WinTok: A Win-Win Hybrid Tokenizer via Decomposing Visual Understanding and Generation with Transferable Tokens
For researchers in unified vision models, WinTok offers a practical solution to the task interference problem in visual tokenizers with strong empirical gains.
WinTok proposes a hybrid visual tokenizer that decouples semantic and pixel tokens to resolve the conflict between visual understanding and generation. It achieves 11.2% higher classification accuracy than UniTok and a reconstruction rFID of 0.41 using only 50M training data.

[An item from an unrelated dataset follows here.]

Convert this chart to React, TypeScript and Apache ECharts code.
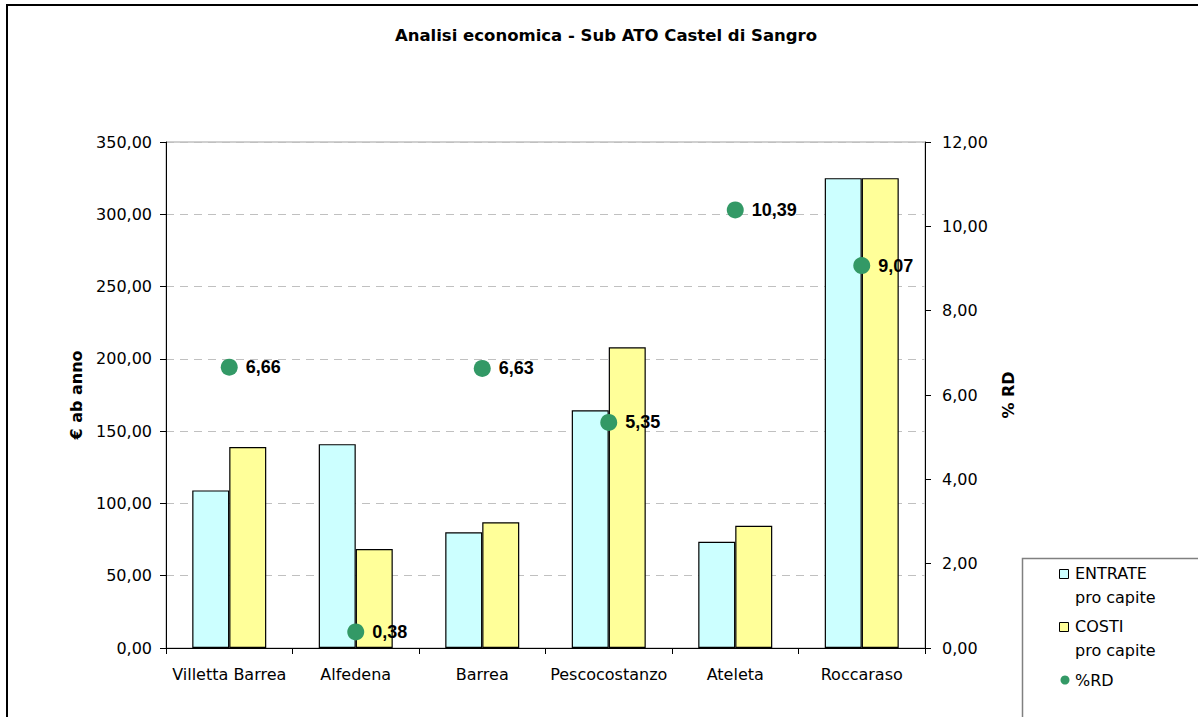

Building a unified visual tokenizer is essential for bridging the gap between visual understanding and generation. Yet existing approaches struggle with the inherent conflict between these tasks, as a single token space is forced to support both high-level semantic abstraction and low-level pixel reconstruction. We propose WinTok, a concise hybrid tokenizer that achieves a win-win performance by explicitly decoupling the two objectives. WinTok supplements pixel tokens with a set of learnable semantic tokens, effectively mitigating cross-task interference without incurring the computational overhead of dual tokenizers. To further enhance understanding capability, we introduce an asymmetric token distillation mechanism: the semantic tokens are guided by pretrained semantic embeddings from any visual foundation model, enabling them to inherit strong discriminative power while maintaining flexibility. Across 10 challenging benchmarks, WinTok delivers consistent improvements in reconstruction, understanding, and generation. Trained on only 50M open-source data, WinTok surpasses the strong baseline UniTok by 11.2% in classification accuracy and achieves a competitive reconstruction rFID of 0.41, despite using substantially less training data. Code is released at https://github.com/markywg/WinTok.